Some records:

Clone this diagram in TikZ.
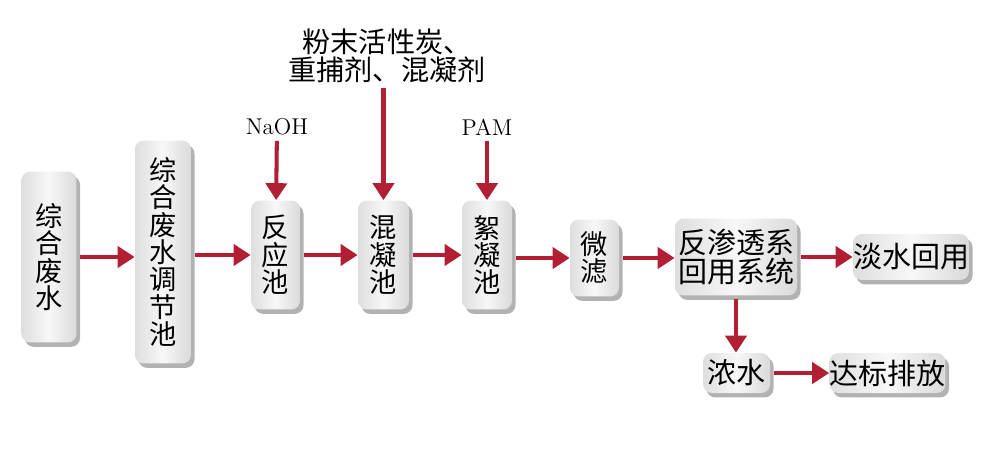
\documentclass[tikz,border=0pt]{standalone}
\usepackage{fontspec}
\newfontfamily\cjk{Noto Sans CJK SC}
\usetikzlibrary{arrows.meta,shadows}

\definecolor{flowred}{RGB}{178,30,52}
\pgfdeclarehorizontalshading{boxshade}{100bp}{color(0bp)=(black!42); color(22bp)=(black!14);
  color(50bp)=(black!3); color(78bp)=(black!16); color(100bp)=(black!48)}

\begin{document}
\begin{tikzpicture}[x=0.02cm, y=-0.02cm]
    \tikzstyle{box}=[rectangle, rounded corners=5pt, inner sep=0pt, align=center,
      drop shadow={shadow xshift=2pt, shadow yshift=-2.5pt, fill=black!60},
      shading=boxshade, shading angle=0,
      font=\cjk\fontsize{15.5}{15.6}\selectfont]
    \tikzstyle{chem}=[inner sep=1pt, align=center]
    \tikzstyle{flow}=[line width=2.3pt, draw=flowred,
      -{Triangle[length=0.34cm, width=0.42cm]}, shorten <=2pt]

    \useasboundingbox (0,0) rectangle (1000,453);

    % main line
    \node[box, minimum width=1.1cm, minimum height=3.42cm] (raw) at (49,257) {综\\合\\废\\水};
    \node[box, minimum width=1.12cm, minimum height=4.46cm] (tank) at (163,252) {综\\合\\废\\水\\调\\节\\池};
    \node[box, minimum width=0.98cm, minimum height=2.18cm] (react) at (275.5,255) {反\\应\\池};
    \node[box, minimum width=1.02cm, minimum height=2.18cm] (coag) at (383.5,255) {混\\凝\\池};
    \node[box, minimum width=1.0cm, minimum height=2.18cm] (floc) at (487,255) {絮\\凝\\池};
    \node[box, minimum width=0.98cm, minimum height=1.54cm] (mf) at (594.5,258) {微\\滤};
    \node[box, minimum width=2.44cm, minimum height=1.54cm, font=\cjk\fontsize{16.5}{14.5}\selectfont] (ro) at (736,257) {反渗透系\\回用系统};
    \node[box, minimum width=2.16cm, minimum height=0.92cm, font=\cjk\fontsize{16.5}{16.5}\selectfont] (reuse) at (911,257) {淡水回用};

    % concentrate
    \node[box, minimum width=1.34cm, minimum height=0.8cm, font=\cjk\fontsize{16.5}{16.5}\selectfont] (brine) at (736.5,373) {浓水};
    \node[box, minimum width=2.3cm, minimum height=0.8cm, font=\cjk\fontsize{16.5}{16.5}\selectfont] (dis) at (887.5,373) {达标排放};

    % dosing
    \node[chem, font=\fontsize{13}{13}\selectfont] (naoh) at (277,127) {NaOH};
    \node[chem, font=\cjk\fontsize{16}{14.5}\selectfont] (pac) at (387,56) {粉末活性炭、\\重捕剂、混凝剂};
    \node[chem, font=\fontsize{13}{13}\selectfont] (pam) at (487,127) {PAM};

    \draw[flow] (raw) -- (raw -| tank.west);
    \draw[flow] (tank.east |- react) -- (react);
    \draw[flow] (react) -- (coag);
    \draw[flow] (coag) -- (floc);
    \draw[flow] (floc.east |- mf) -- (mf);
    \draw[flow] (mf) -- (ro.west |- mf);
    \draw[flow] (ro) -- (reuse);
    \draw[flow] (naoh) -- (react);
    \draw[flow] (pac.south -| coag) -- (coag);
    \draw[flow] (pam) -- (floc);
    \draw[flow] (ro.south) -- (ro.south |- brine.north);
    \draw[flow] (brine) -- (dis);
\end{tikzpicture}
\end{document}
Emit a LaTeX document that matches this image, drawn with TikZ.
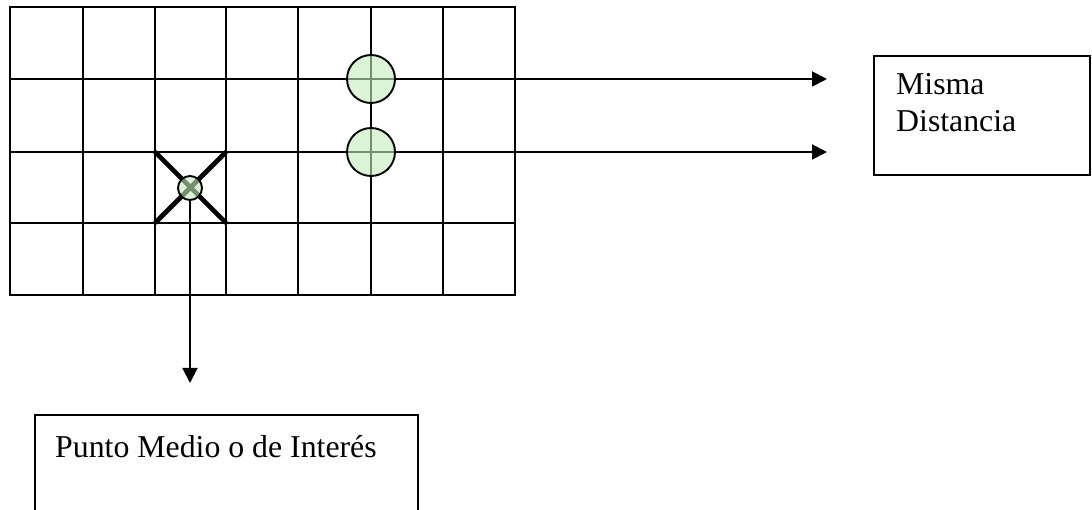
\documentclass[tikz,border=0pt]{standalone}
\usepackage{fontspec}
\setmainfont{Liberation Serif}
\usetikzlibrary{arrows.meta}
\definecolor{spotgreen}{RGB}{197,238,188}
\begin{document}
\begin{tikzpicture}[x=1pt,y=-1pt,
  gridline/.style={line width=1.9pt},
  crossline/.style={line width=4.6pt},
  spot/.style={circle,draw,line width=1.9pt,fill=spotgreen,fill opacity=0.6,inner sep=0pt},
  arr/.style={line width=1.9pt,-{Triangle[length=15pt,width=15pt]}},
  boxnode/.style={draw,line width=1.9pt,rectangle,inner sep=0pt},
  lbl/.style={font=\fontsize{31.8}{37}\selectfont,anchor=base west,inner sep=0pt}]
\useasboundingbox (0,0) rectangle (1092,510);
\clip (0,0) rectangle (1092,510);
\fill[white] (0,0) rectangle (1092,510);
% grid
\draw[gridline] (10,7) rectangle (515,295);
\foreach \xx in {83,155,226,298,371,443} \draw[gridline] (\xx,7) -- (\xx,295);
\foreach \yy in {79,152,223} \draw[gridline] (10,\yy) -- (515,\yy);
% cross
\draw[crossline] (155,152) -- (226,223);
\draw[crossline] (155,223) -- (226,152);
% spots
\node[spot,minimum size=48pt] (c1) at (371,79) {};
\node[spot,minimum size=48pt] (c2) at (371,152) {};
\node[spot,minimum size=24pt] (c0) at (190,188) {};
% arrow ends
\coordinate (t1) at (827,79);
\coordinate (t2) at (827,152);
\coordinate (t0) at (190,383);
\draw[arr] (c1.east) -- (t1);
\draw[arr] (c2.east) -- (t2);
\draw[arr] (c0.south) -- (t0);
% boxes
\node[boxnode,minimum width=216pt,minimum height=119pt] (misma) at (982,115.5) {};
\node[lbl] (m1) at (896,95) {Misma};
\node[lbl] (m2) at (896,132) {Distancia};
\node[boxnode,minimum width=383pt,minimum height=125pt] (punto) at (226.5,477.5) {};
\node[lbl] (p1) at (55,457) {Punto Medio o de Interés};
\end{tikzpicture}
\end{document}
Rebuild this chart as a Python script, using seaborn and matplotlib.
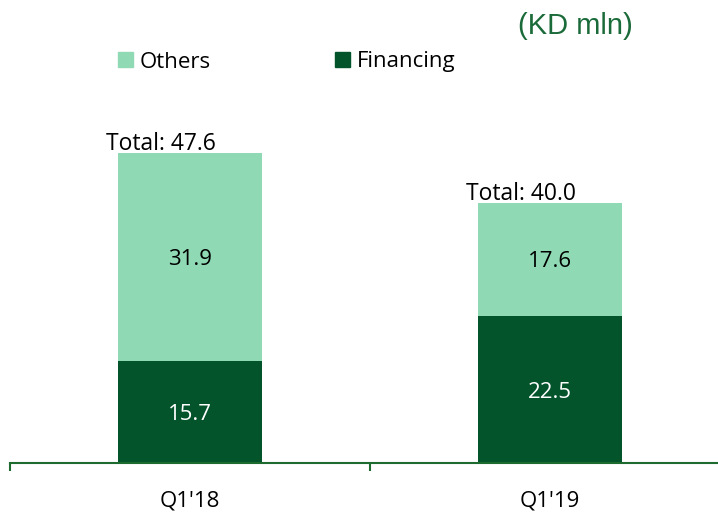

_Challenge:_ Filter out every line that lacks the word "this", and copy the rest.

_Exercise answer:_
Clone this diagram in TikZ.
Emit a LaTeX document that matches this image, drawn with TikZ.
Rebuild this chart as a Python script, using seaborn and matplotlib.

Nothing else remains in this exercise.